Porém, ressalta o desembargador, a partir de um estágio, a "blindagem" favorece o crescimento de manifestações de ódio ou com outras ilicitudes. "É um sistema não lógico, que afronta o princípio da responsabilidade civil", disse Loureiro, questionando também quem será responsabilizado pela brecha temporal deixada entre a abertura do processo e a decisão judicial que vincula a responsabilização. "Ação não é efeito, mas requisito da responsabilidade civil."

Escolha do responsável
Já Alexandre Pacheco, coordenador do Grupo de Ensino e Pesquisa em inovação da escola de Direito da FGV-SP, argumentou que o artigo 19 do Marco Civil da Internet apenas legitimou o Judiciário como o ator responsável para analisar causas envolvendo remoção de conteúdo. Segundo ele, a escolha foi correta, pois as empresas raramente acertam ao retirarem um conteúdo da rede.

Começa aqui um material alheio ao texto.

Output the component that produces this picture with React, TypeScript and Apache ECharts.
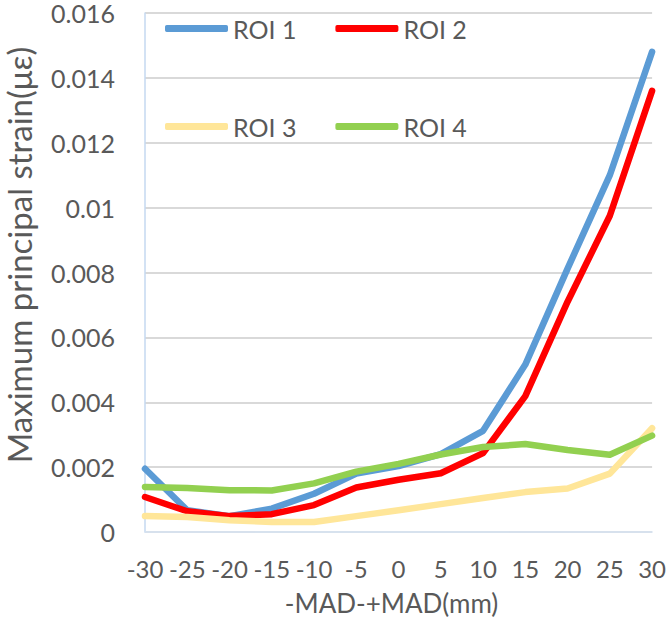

Disse ainda que o Judiciário foi constitucionalmente escolhido para resolver conflitos, ao contrário das companhias. "A empresa nem sempre é o ator adequado para remover o conteúdo", disse, exemplificando o argumento com um caso em que a foto de dois índios seminus que participavam de um ritual indígena foi retirada das redes sociais após denúncias de que aquele conteúdo seria impróprio e envolveria pornografia.

O professor Tiago Zapater complementou o raciocínio ressaltando que a jurisprudência do STJ impede os provedores de censurar previamente comentários ofensivos, o que aumenta a necessidade de o Judiciário solucionar as questões, seja por meios judiciais ou extraordinários — conciliação, por exemplo.

Por outro lado, afirmou Zapater, o artigo 19 do Marco Civil da Internet apenas gera indenizações, pois não tem um caráter preventivo, o que seria o ideal. "A legislação deve impedir o ato, ou continuaremos enxugando gelo", disse. Para Pacheco, as particularidades dos casos envolvendo a internet e as inovações constantes dificultam a prestação jurisdicional e a pacificação de jurisprudências. "Sistema vai exigir uma interpretação sofisticada dos magistrados", opinou.

Novo filão da advocacia
Além das questões envolvendo o artigo 19, Pacheco e Zapater se mostraram preocupados com as deficiências da advocacia em ações envolvendo provedores de internet. Pacheco questionou o fato de somente os portais de buscadores serem acionados na Justiça, deixando de lado, por exemplo, os provedores de hospedagem dos sites.

"Os advogados não citam toda a cadeia solidária no pedido", complementou Zapater. O profissional, que também atua no escritório Trench, Rossi e Watanabe, citou ainda que muitos advogados não apresentam ações contra o ofensor por não saberem quem é. Porém, segundo o advogado, o fato de a vítima desconhecer o autor do delito não impede o ajuizamento da ação contra o ofensor.

Essa deficiência, no entanto, pode ser um fator positivo no longo prazo. Marcel Leonardi, diretor de Relações Institucionais do Google, afirmou no evento que a privacidade na internet é um "novo filão" da advocacia. "Não existem muitos profissionais especializados na área atualmente", disse.